Jauhn Etienne Villaruel, ABS-CBN News

Posted at Nov 23 2021 05:13 PM | Updated as of Nov 23 2021 05:40 PM

Comelec Commissioner Rowena Guanzon speaks to the media after formal ceremonies for the proclamation of incoming Partylist Groups by the Commission on elections (Comelec) at the National Board of Canvassers (NBOC) held at the Philippine International Convention Center (PICC) in Pasay City on May 22, 2019. Jonathan Cellona, ABS-CBN News
Comelec Commissioner Rowena Guanzon speaks to the media after formal ceremonies for the proclamation of incoming Partylist Groups by the Commission on elections (Comelec) at the National Board of Canvassers (NBOC) held at the Philippine International Convention Center (PICC) in Pasay City on May 22, 2019. Jonathan Cellona, ABS-CBN News

MANILA — The Commission on Elections (Comelec) said Tuesday it remains vigilant against threat vote-buying via digital methods, but added the Bangko Sentral ng Pilipinas (BSP) holds jurisdiction and capacity to police such illicit transactions. 
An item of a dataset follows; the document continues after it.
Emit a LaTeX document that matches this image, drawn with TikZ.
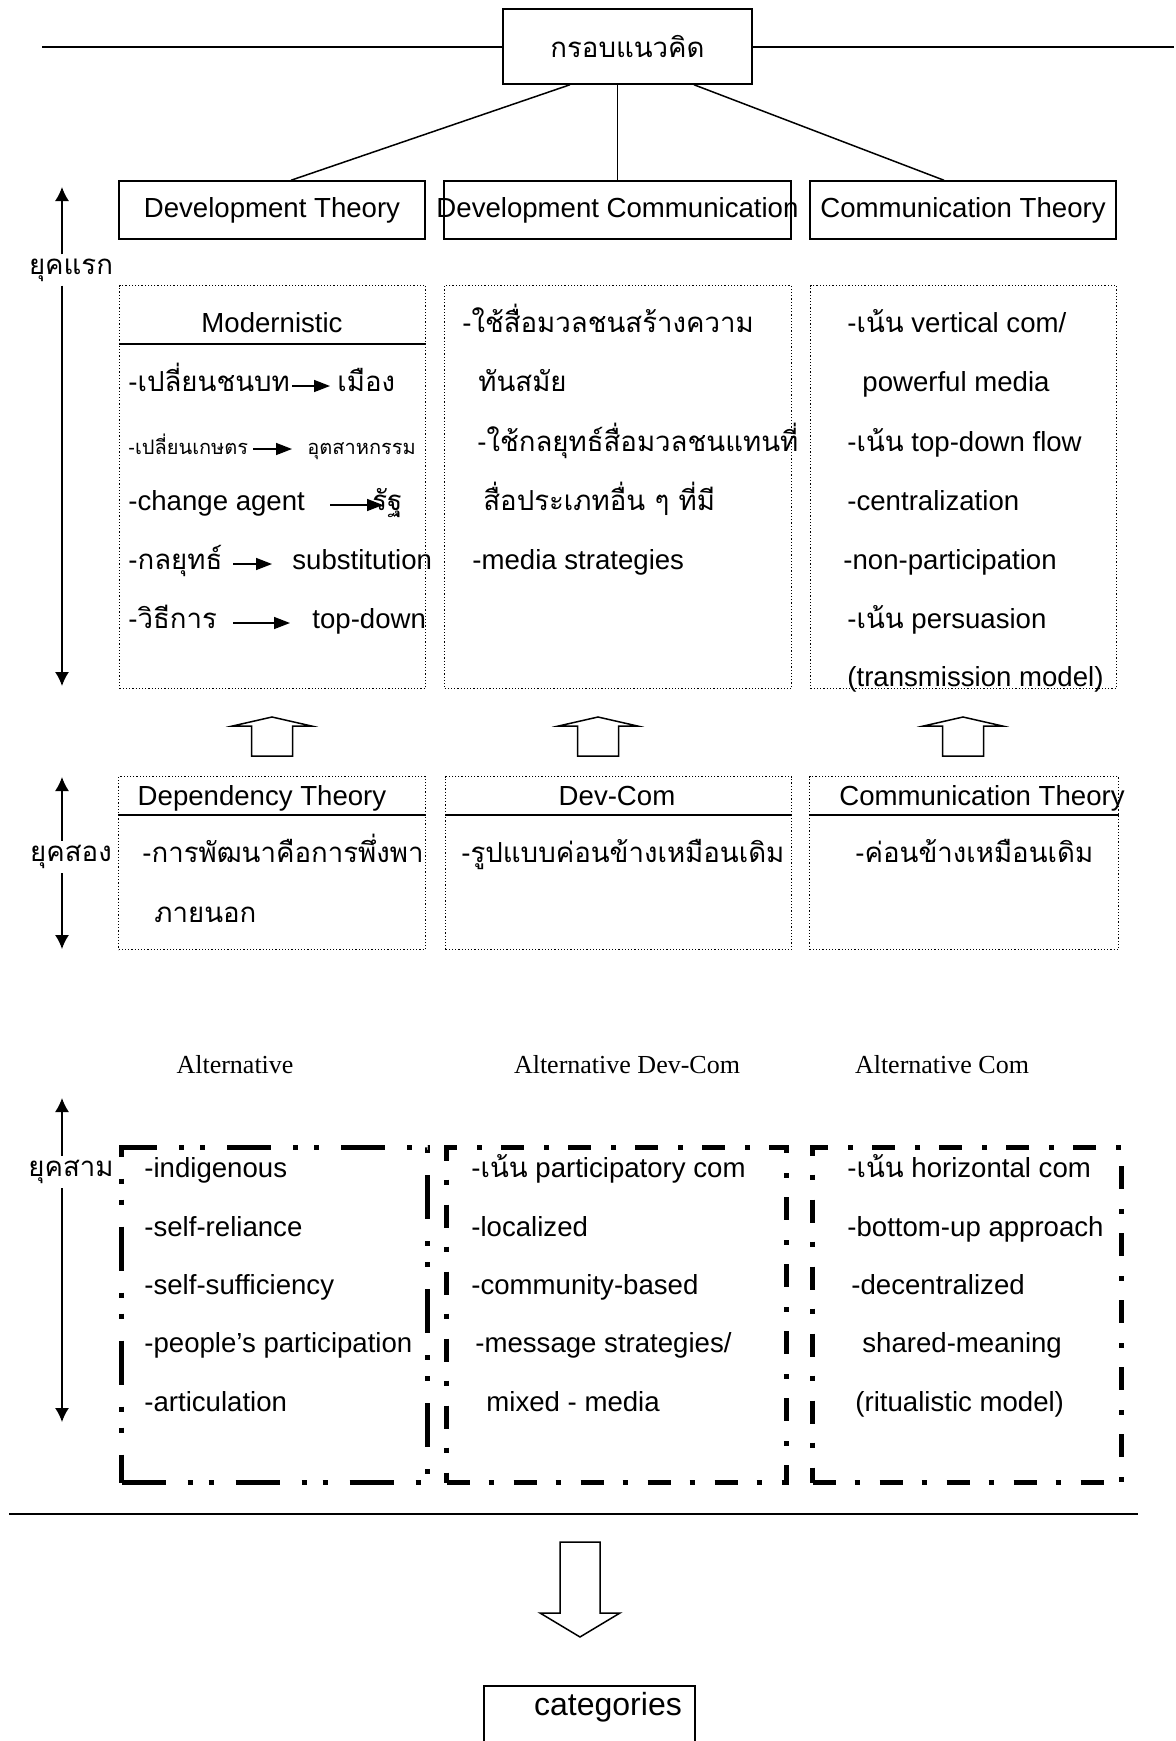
\documentclass[tikz,border=0pt]{standalone}
\usepackage{fontspec}
\setmainfont{Liberation Sans}
\newfontfamily\thaifont[Script=Thai]{Loma}
\newfontfamily\altfont{Liberation Serif}
\newcommand{\thai}[1]{{\thaifont #1}}
\usetikzlibrary{arrows.meta,positioning,calc}

\begin{document}
\begin{tikzpicture}[x=0.5pt, y=-0.5pt,
    hbox/.style={draw, line width=0.75pt, minimum height=29pt, inner sep=0pt, font=\fontsize{13.8}{16}\selectfont},
    dbox/.style={draw, densely dotted, line width=0.6pt, anchor=north west, inner sep=0pt},
    abox/.style={draw, line width=2.6pt, dash pattern=on 11.5pt off 9.5pt on 2.5pt off 10pt, anchor=north west, inner sep=0pt},
    txt/.style={anchor=mid west, inner sep=0pt, yshift=-2pt, font=\fontsize{13.8}{16}\selectfont},
    small/.style={anchor=mid west, inner sep=0pt, yshift=-2pt, font=\fontsize{10}{12}\selectfont},
    ttl/.style={anchor=mid, inner sep=0pt, yshift=-2pt, font=\fontsize{13.8}{16}\selectfont},
    era/.style={inner sep=2pt, yshift=-2pt, font=\fontsize{13.8}{16}\selectfont},
    alt/.style={anchor=mid, inner sep=0pt, yshift=-2pt, font=\altfont\fontsize{13}{15}\selectfont},
    arr/.style={-{Triangle[length=8pt,width=6pt]}, line width=0.75pt},
    eraarr/.style={-{Latex[length=7pt,width=7pt]}, line width=0.75pt},
    hollow/.style={draw, line width=0.75pt, fill=white}]

\useasboundingbox (0,0) rectangle (1176,1741);

% top frame
\node[hbox, minimum width=124.5pt, minimum height=37.5pt] (frame) at (627.5,46.5) {\thai{กรอบแนวคิด}};
\coordinate (rulel) at (42,47);
\coordinate (ruler) at (1174,47);
\draw[line width=0.75pt] (rulel) -- (rulel -| frame.west);
\draw[line width=0.75pt] (ruler -| frame.east) -- (ruler);

% theory headers
\node[hbox, minimum width=153pt] (devth) at (272,210) {Development Theory};
\node[hbox, minimum width=173.5pt] (devcom) at (617.5,210) {\makebox[0pt]{Development Communication}};
\node[hbox, minimum width=153pt] (comth) at (963,210) {Communication Theory};
\draw[line width=0.75pt] ([xshift=-28.75pt]frame.south) -- ([xshift=9.5pt]devth.north);
\draw[line width=0.5pt] (frame.south -| devcom.north) -- (devcom.north);
\draw[line width=0.75pt] ([xshift=33.25pt]frame.south) -- ([xshift=-9.5pt]comth.north);

% first era
\node[dbox, minimum width=153pt, minimum height=201.5pt] (mod) at (119,285) {};
\node[dbox, minimum width=173.5pt, minimum height=201.5pt] (mass) at (444,285) {};
\node[dbox, minimum width=153pt, minimum height=201.5pt] (vert) at (810,285) {};
\node[ttl] (modt) at (272,323) {Modernistic};
\draw[line width=0.75pt] ([yshift=-29.5pt]mod.north west) -- ([yshift=-29.5pt]mod.north east);

\node[txt] (mod1a) at (128,382) {-\thai{เปลี่ยนชนบท}};
\node[txt] (mod1b) at (337,382) {\thai{เมือง}};
\node[small] (mod2a) at (128,445) {-\thai{เปลี่ยนเกษตร}};
\node[small] (mod2b) at (307,445) {\thai{อุตสาหกรรม}};
\node[txt] (mod3a) at (128,501) {-change agent};
\node[txt] (mod3b) at (372,501) {\thai{รัฐ}};
\node[txt] (mod4a) at (128,560) {-\thai{กลยุทธ์}};
\node[txt] (mod4b) at (292,560) {substitution};
\node[txt] (mod5a) at (128,619) {-\thai{วิธีการ}};
\node[txt] (mod5b) at (312,619) {top-down};
\draw[arr] ([xshift=-22.5pt]mod1b.mid west) -- ([xshift=-3.5pt]mod1b.mid west);
\draw[arr] ([xshift=-27pt]mod2b.mid west) -- ([xshift=-7.5pt]mod2b.mid west);
\draw[arr] ([xshift=-21pt]mod3b.mid west) -- ([xshift=5.5pt]mod3b.mid west);
\draw[arr] ([xshift=-29.5pt]mod4b.mid west) -- ([xshift=-10pt]mod4b.mid west);
\draw[arr] ([xshift=-39.5pt]mod5b.mid west) -- ([xshift=-11pt]mod5b.mid west);

\node[txt] (mass1) at (462,323) {-\thai{ใช้สื่อมวลชนสร้างความ}};
\node[txt] (mass2) at (478,382) {\thai{ทันสมัย}};
\node[txt] (mass3) at (477,442) {-\thai{ใช้กลยุทธ์สื่อมวลชนแทนที่}};
\node[txt] (mass4) at (483,501) {\thai{สื่อประเภทอื่น ๆ ที่มี}};
\node[txt] (mass5) at (472,560) {-media strategies};

\node[txt] (vert1) at (847,323) {-\thai{เน้น} vertical com/};
\node[txt] (vert2) at (862,382) {powerful media};
\node[txt] (vert3) at (847,442) {-\thai{เน้น} top-down flow};
\node[txt] (vert4) at (847,501) {-centralization};
\node[txt] (vert5) at (843,560) {-non-participation};
\node[txt] (vert6) at (847,619) {-\thai{เน้น} persuasion};
\node[txt] (vert7) at (847,677) {(transmission model)};

\node[era] (era1) at (71,266) {\thai{ยุคแรก}};
\coordinate (era1top) at (62,187);
\coordinate (era1bot) at (62,686);
\draw[eraarr] (era1.north -| era1top) -- (era1top);
\draw[eraarr] (era1.south -| era1top) -- (era1bot);

% hollow arrows between eras
\draw[hollow] (251.5,756) -- ++(0,-30) -- ++(-19,0) -- ++(39.5,-9) -- ++(39.5,9) -- ++(-19,0) -- ++(0,30) -- cycle;
\draw[hollow] (577.5,756) -- ++(0,-30) -- ++(-19,0) -- ++(39.5,-9) -- ++(39.5,9) -- ++(-19,0) -- ++(0,30) -- cycle;
\draw[hollow] (942.5,756) -- ++(0,-30) -- ++(-19,0) -- ++(39.5,-9) -- ++(39.5,9) -- ++(-19,0) -- ++(0,30) -- cycle;

% second era
\node[dbox, minimum width=153.5pt, minimum height=86.5pt] (dep) at (118,776) {};
\node[dbox, minimum width=173pt, minimum height=86.5pt] (dc) at (445,776) {};
\node[dbox, minimum width=154.5pt, minimum height=86.5pt] (ct) at (809,776) {};
\draw[line width=0.75pt] ([yshift=-19.5pt]dep.north west) -- ([yshift=-19.5pt]dep.north east);
\draw[line width=0.75pt] ([yshift=-19.5pt]dc.north west) -- ([yshift=-19.5pt]dc.north east);
\draw[line width=0.75pt] ([yshift=-19.5pt]ct.north west) -- ([yshift=-19.5pt]ct.north east);
\node[ttl] (dept) at (262,796) {Dependency Theory};
\node[ttl] (dct) at (617,796) {Dev-Com};
\node[ttl] (ctt) at (982,796) {Communication Theory};
\node[txt] (dep1) at (142,853) {-\thai{การพัฒนาคือการพึ่งพา}};
\node[txt] (dep2) at (154,913) {\thai{ภายนอก}};
\node[txt] (dc1) at (461,853) {-\thai{รูปแบบค่อนข้างเหมือนเดิม}};
\node[txt] (ct1) at (855,853) {-\thai{ค่อนข้างเหมือนเดิม}};

\node[era] (era2) at (71,853) {\thai{ยุคสอง}};
\coordinate (era2top) at (62,777);
\coordinate (era2bot) at (62,949);
\draw[eraarr] (era2.north -| era2top) -- (era2top);
\draw[eraarr] (era2.south -| era2top) -- (era2bot);

% alternatives
\node[alt] (alt1) at (235,1064) {Alternative};
\node[alt] (alt2) at (627,1064) {Alternative Dev-Com};
\node[alt] (alt3) at (942,1064) {Alternative Com};

% third era
\node[abox, dash pattern=on 22pt off 11pt on 2.5pt off 8pt on 2.5pt off 11pt, minimum width=153pt, minimum height=167.5pt] (indig) at (119,1145) {};
\node[abox, minimum width=170pt, minimum height=167.5pt] (part) at (444,1145) {};
\node[abox, minimum width=154.5pt, minimum height=167.5pt] (horiz) at (810,1145) {};

\node[txt] (ind1) at (144,1168) {-indigenous};
\node[txt] (ind2) at (144,1227) {-self-reliance};
\node[txt] (ind3) at (144,1285) {-self-sufficiency};
\node[txt] (ind4) at (144,1343) {-people’s participation};
\node[txt] (ind5) at (144,1402) {-articulation};

\node[txt] (part1) at (471,1168) {-\thai{เน้น} participatory com};
\node[txt] (part2) at (471,1227) {-localized};
\node[txt] (part3) at (471,1285) {-community-based};
\node[txt] (part4) at (475,1343) {-message strategies/};
\node[txt] (part5) at (486,1402) {mixed - media};

\node[txt] (hor1) at (847,1168) {-\thai{เน้น} horizontal com};
\node[txt] (hor2) at (847,1227) {-bottom-up approach};
\node[txt] (hor3) at (851,1285) {-decentralized};
\node[txt] (hor4) at (862,1343) {shared-meaning};
\node[txt] (hor5) at (855,1402) {(ritualistic model)};

\node[era] (era3) at (71,1168) {\thai{ยุคสาม}};
\coordinate (era3top) at (62,1098);
\coordinate (era3bot) at (62,1422);
\draw[eraarr] (era3.north -| era3top) -- (era3top);
\draw[eraarr] (era3.south -| era3top) -- (era3bot);

% result
\coordinate (basel) at (9,1514);
\coordinate (baser) at (1138,1514);
\draw[line width=0.75pt] (basel) -- (baser);
\draw[hollow] (560,1542) -- ++(0,71) -- ++(-20,0) -- ++(40,24) -- ++(40,-24) -- ++(-20,0) -- ++(0,-71) -- cycle;
\node[draw, line width=0.75pt, anchor=north west, minimum width=105.5pt, minimum height=45pt, inner sep=0pt] (catbox) at (483,1685) {};
\node[ttl, font=\fontsize{16}{18}\selectfont] (cat) at (608,1706) {categories};
\end{tikzpicture}
\end{document}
In a webinar organized by New Era University, Comelec commissioner Rowena Guanzon said the poll body has tackled the issue of electronic vote buying amid the migration of transactions digitally due to the pandemic. 

"Diniscuss ko yan sa en banc na it's really possible they will use G-Cash, PayMaya, even hulog-hulog sa Palawan [Express]. But as I've said the Central Bank (BSP) ang may power diyan at jurisdiction," Guanzon said. 

The commissioner, who will retire in February 2022 or months before the national elections, said the Comelec is ready to elevate such complaints to the BSP, which she said has the technology to dissect electronic fiscal transactions.

"Pag yan ay naging complaint ay iaakyat yan ng Comelec sa Bangko Sentral kasi sila ang kaka-trace nyan eh. Itatago nila (perpetrators) yan by several layers of accounts... Spread siya so di mo makikita san nanggaling. But BSP has a very intelligent computer and they have the capacity to do this," she said.

Guanzon said electronic vote-buying can be considered an electoral sabotage offense because it makes foreign intervention easier to execute. 

"Hindi yan ordinaryong vote-buying kung electronic means na. Ibig sabihin kahit taga-ibang bansa puwedeng bumili ng boto... If we allow that foreigners influence our election, that will be the end of us all, yan ang katapusan ng Pilipinas. Hindi ako papayag dyan," Guanzon said. 

Under Philippine laws, electoral sabotage is considered a special election offense that carries the penalty of life imprisonment.